— What the task asks —
Pictures aside, repeat every entry exactly.

— Task input —
************

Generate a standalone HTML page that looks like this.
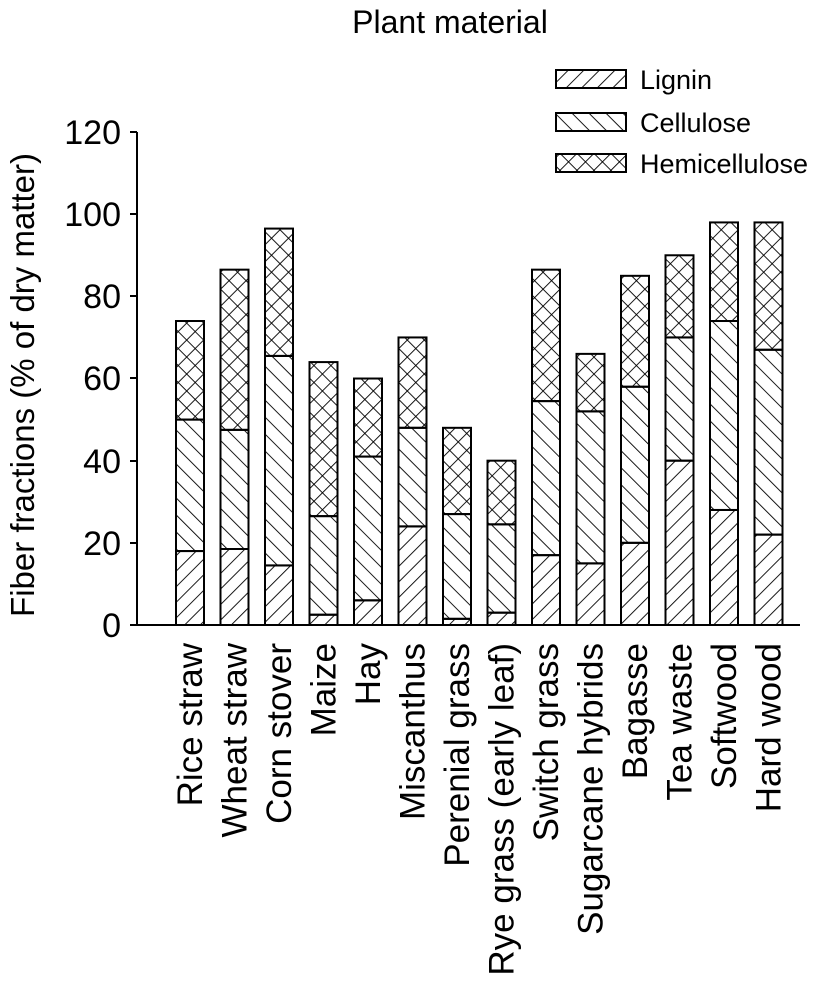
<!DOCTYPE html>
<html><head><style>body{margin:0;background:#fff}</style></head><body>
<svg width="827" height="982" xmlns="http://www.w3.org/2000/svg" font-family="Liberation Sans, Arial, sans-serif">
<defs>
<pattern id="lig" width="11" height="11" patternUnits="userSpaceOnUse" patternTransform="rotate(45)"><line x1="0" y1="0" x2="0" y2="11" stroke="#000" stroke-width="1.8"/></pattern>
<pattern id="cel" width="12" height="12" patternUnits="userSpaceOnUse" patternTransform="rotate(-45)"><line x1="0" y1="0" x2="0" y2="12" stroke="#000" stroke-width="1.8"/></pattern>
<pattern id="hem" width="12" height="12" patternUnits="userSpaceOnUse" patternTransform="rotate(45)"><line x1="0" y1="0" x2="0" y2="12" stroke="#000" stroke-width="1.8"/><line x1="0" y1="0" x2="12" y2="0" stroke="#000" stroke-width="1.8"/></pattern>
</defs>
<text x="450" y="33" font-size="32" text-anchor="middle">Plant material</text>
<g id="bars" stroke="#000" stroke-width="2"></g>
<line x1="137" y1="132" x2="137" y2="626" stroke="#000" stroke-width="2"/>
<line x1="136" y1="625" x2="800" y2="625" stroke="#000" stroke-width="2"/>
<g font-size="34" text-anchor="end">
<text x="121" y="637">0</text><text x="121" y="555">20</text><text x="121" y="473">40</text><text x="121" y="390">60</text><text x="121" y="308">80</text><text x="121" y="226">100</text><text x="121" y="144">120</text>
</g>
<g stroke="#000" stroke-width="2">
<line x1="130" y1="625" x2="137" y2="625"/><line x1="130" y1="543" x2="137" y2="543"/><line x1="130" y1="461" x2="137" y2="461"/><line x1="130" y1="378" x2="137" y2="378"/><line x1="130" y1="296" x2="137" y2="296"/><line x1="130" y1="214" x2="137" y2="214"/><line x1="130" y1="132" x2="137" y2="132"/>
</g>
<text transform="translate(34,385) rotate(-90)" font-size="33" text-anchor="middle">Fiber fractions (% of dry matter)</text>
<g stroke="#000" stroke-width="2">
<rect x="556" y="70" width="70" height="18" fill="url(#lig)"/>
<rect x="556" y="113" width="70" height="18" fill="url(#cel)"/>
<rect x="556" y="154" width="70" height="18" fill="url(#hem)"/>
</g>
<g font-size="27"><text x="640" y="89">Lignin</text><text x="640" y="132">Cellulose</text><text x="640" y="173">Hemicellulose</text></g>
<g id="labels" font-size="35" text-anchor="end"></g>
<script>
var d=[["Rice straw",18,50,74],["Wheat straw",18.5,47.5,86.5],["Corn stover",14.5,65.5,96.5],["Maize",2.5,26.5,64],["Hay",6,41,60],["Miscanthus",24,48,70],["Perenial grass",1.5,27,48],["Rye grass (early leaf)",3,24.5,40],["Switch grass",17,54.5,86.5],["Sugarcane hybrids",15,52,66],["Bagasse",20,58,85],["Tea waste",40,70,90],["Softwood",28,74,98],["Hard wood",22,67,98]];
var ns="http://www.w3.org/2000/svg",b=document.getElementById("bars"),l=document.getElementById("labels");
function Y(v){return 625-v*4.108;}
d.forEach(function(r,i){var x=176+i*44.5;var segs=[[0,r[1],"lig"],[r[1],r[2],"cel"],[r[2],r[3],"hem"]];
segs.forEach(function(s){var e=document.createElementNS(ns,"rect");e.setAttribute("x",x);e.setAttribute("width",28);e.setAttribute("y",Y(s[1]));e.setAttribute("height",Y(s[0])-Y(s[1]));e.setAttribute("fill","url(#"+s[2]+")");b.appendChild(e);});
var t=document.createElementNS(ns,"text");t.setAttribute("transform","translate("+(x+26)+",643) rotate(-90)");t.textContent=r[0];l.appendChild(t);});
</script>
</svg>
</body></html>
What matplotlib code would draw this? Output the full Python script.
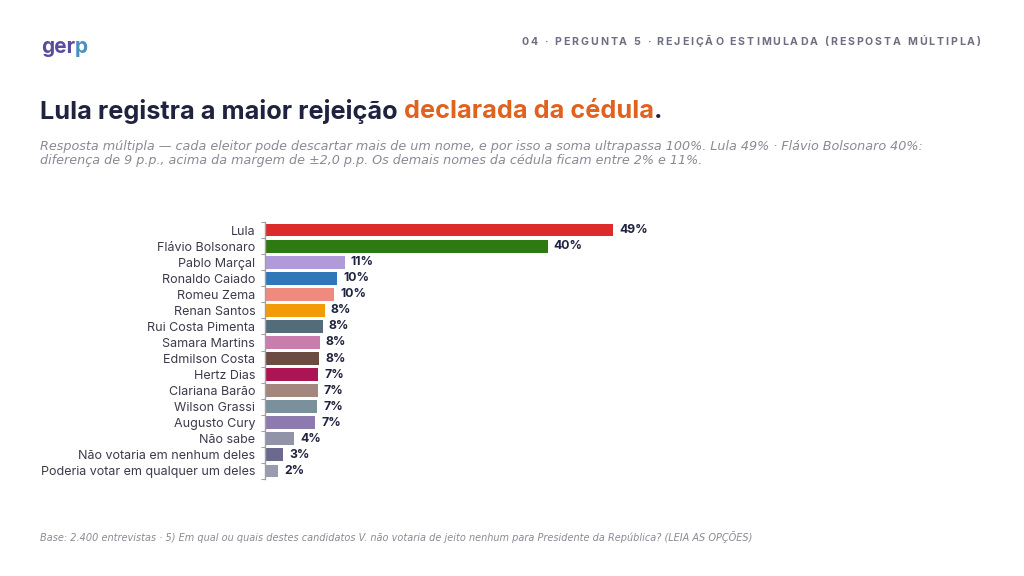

************

— Response —
Generate a standalone HTML page that looks like this.
<!DOCTYPE html>
<html><head><style>body{margin:0;background:#fff}</style></head><body>
<svg width="827" height="982" xmlns="http://www.w3.org/2000/svg" font-family="Liberation Sans, Arial, sans-serif">
<defs>
<pattern id="lig" width="11" height="11" patternUnits="userSpaceOnUse" patternTransform="rotate(45)"><line x1="0" y1="0" x2="0" y2="11" stroke="#000" stroke-width="1.8"/></pattern>
<pattern id="cel" width="12" height="12" patternUnits="userSpaceOnUse" patternTransform="rotate(-45)"><line x1="0" y1="0" x2="0" y2="12" stroke="#000" stroke-width="1.8"/></pattern>
<pattern id="hem" width="12" height="12" patternUnits="userSpaceOnUse" patternTransform="rotate(45)"><line x1="0" y1="0" x2="0" y2="12" stroke="#000" stroke-width="1.8"/><line x1="0" y1="0" x2="12" y2="0" stroke="#000" stroke-width="1.8"/></pattern>
</defs>
<text x="450" y="33" font-size="32" text-anchor="middle">Plant material</text>
<g id="bars" stroke="#000" stroke-width="2"></g>
<line x1="137" y1="132" x2="137" y2="626" stroke="#000" stroke-width="2"/>
<line x1="136" y1="625" x2="800" y2="625" stroke="#000" stroke-width="2"/>
<g font-size="34" text-anchor="end">
<text x="121" y="637">0</text><text x="121" y="555">20</text><text x="121" y="473">40</text><text x="121" y="390">60</text><text x="121" y="308">80</text><text x="121" y="226">100</text><text x="121" y="144">120</text>
</g>
<g stroke="#000" stroke-width="2">
<line x1="130" y1="625" x2="137" y2="625"/><line x1="130" y1="543" x2="137" y2="543"/><line x1="130" y1="461" x2="137" y2="461"/><line x1="130" y1="378" x2="137" y2="378"/><line x1="130" y1="296" x2="137" y2="296"/><line x1="130" y1="214" x2="137" y2="214"/><line x1="130" y1="132" x2="137" y2="132"/>
</g>
<text transform="translate(34,385) rotate(-90)" font-size="33" text-anchor="middle">Fiber fractions (% of dry matter)</text>
<g stroke="#000" stroke-width="2">
<rect x="556" y="70" width="70" height="18" fill="url(#lig)"/>
<rect x="556" y="113" width="70" height="18" fill="url(#cel)"/>
<rect x="556" y="154" width="70" height="18" fill="url(#hem)"/>
</g>
<g font-size="27"><text x="640" y="89">Lignin</text><text x="640" y="132">Cellulose</text><text x="640" y="173">Hemicellulose</text></g>
<g id="labels" font-size="35" text-anchor="end"></g>
<script>
var d=[["Rice straw",18,50,74],["Wheat straw",18.5,47.5,86.5],["Corn stover",14.5,65.5,96.5],["Maize",2.5,26.5,64],["Hay",6,41,60],["Miscanthus",24,48,70],["Perenial grass",1.5,27,48],["Rye grass (early leaf)",3,24.5,40],["Switch grass",17,54.5,86.5],["Sugarcane hybrids",15,52,66],["Bagasse",20,58,85],["Tea waste",40,70,90],["Softwood",28,74,98],["Hard wood",22,67,98]];
var ns="http://www.w3.org/2000/svg",b=document.getElementById("bars"),l=document.getElementById("labels");
function Y(v){return 625-v*4.108;}
d.forEach(function(r,i){var x=176+i*44.5;var segs=[[0,r[1],"lig"],[r[1],r[2],"cel"],[r[2],r[3],"hem"]];
segs.forEach(function(s){var e=document.createElementNS(ns,"rect");e.setAttribute("x",x);e.setAttribute("width",28);e.setAttribute("y",Y(s[1]));e.setAttribute("height",Y(s[0])-Y(s[1]));e.setAttribute("fill","url(#"+s[2]+")");b.appendChild(e);});
var t=document.createElementNS(ns,"text");t.setAttribute("transform","translate("+(x+26)+",643) rotate(-90)");t.textContent=r[0];l.appendChild(t);});
</script>
</svg>
</body></html>
What matplotlib code would draw this? Output the full Python script.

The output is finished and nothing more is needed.